The trial judge found that spousal support should terminate after the wife has received 11 years of spousal support. That is to coincide with the husband’s expected retirement as a judge at age 65. The Court of Appeal recognises that on breakup of a lengthy marriage, a spouse entitled to spousal support should be able to enjoy a reasonably comparable life style post separation to the marital standard of living. However, if support ends after 11 years, that may not always be possible.

When the case was first heard and the first support order was made, the wife was encouraged to make more significant efforts at self sufficiency. She has not done so and has a limited income and health problems. The Court is mindful of the concept of double-dipping and the judge’s pension or retirement allowance has already been divided.

The Court of Appeal finds that the wife can redeploy the capital she received from the equalization payment to live at a standard of living reasonably commensurate with the one enjoyed during marriage. This is different from the idea of encroaching on capital in order to live at a standard of living commensurate with the marriage.

The Court finds that the wife can downsize and maintain her living standard. Nevertheless, they do amend the trial judge’s order. The trial judge made support terminable upon the husband’s retirement and anticipated his retirement in 2019. The Court of Appeal amends the order to add a condition that the husband is ordered to provide written notice to the wife of his full retirement date so that the wife will be entitled to consider her options and, presumably, bring a motion for a continuation of spousal support.

The Court of Appeal says this about the SSAG:

The overall adequacy of spousal support ordered must be assessed by an appellate court mindful that there are often good reasons for a judge to trade off the amount and duration ranges set out in the SSAG (see the SSAG at X, 10.2.1 and 10.2.2; McCulloch v Bawtinheimer, 2006 ABQB 232 at paras 61-62, 423 AR 88; Fisher (Ont CA) at para 114; and Cassidy at paras 74-75). The canary in the coal mine for an appellate court that signals possible unreasonableness with a spousal support award is, in the absence of an obvious reason to explain an anomalous result, whether the global value of spousal support, considering the amount and duration together, is drastically less or more than what is suggested by the SSAG (see Remillard at para 91; and Fisher (Ont CA) at para 201).

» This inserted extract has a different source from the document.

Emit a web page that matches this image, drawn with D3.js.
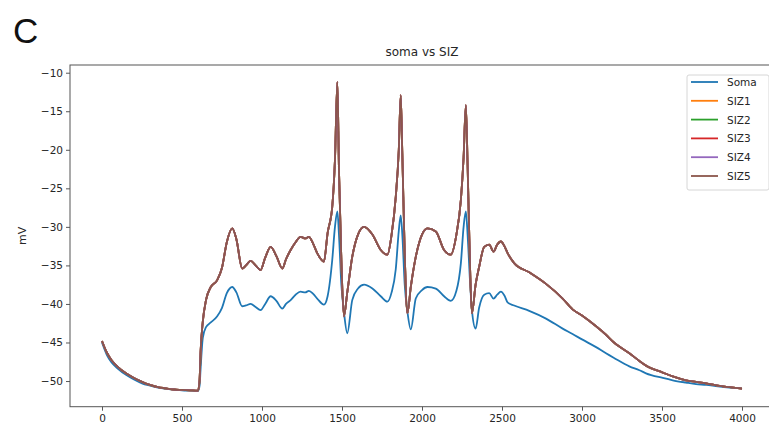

The Court of Appeal recognizes that under the SSAG, the trial judge could have ordered a greater amount or greater duration of spousal support, but that does not make the outcome unreasonable. The Court said:

. . . That said, as an aside, it is important to remember that proper use of the SSAG is more than just math and an understanding of the SSAG. A critical analysis of the individual circumstances using the correct legal principals in the Act must be made by the judge in making a spousal support order. In using the SSAG to assist that critical analysis, judges must remember the threshold question of entitlement, make proper findings of fact in relation to the calculations required for the relevant formula and also direct their mind to the SSAG at ch 9 for suggestions as to using the SSAG ranges in light of the given circumstances and the legal principles in the Act. Departure from the SSAG should also be explained by the judge if the reason is not self-evident from the record and the parties’ submissions.

As the Court noted, these are difficult cases and the limited duration of support in this case will be somewhat of a surprise to many counsel who wrestle with these kinds of cases.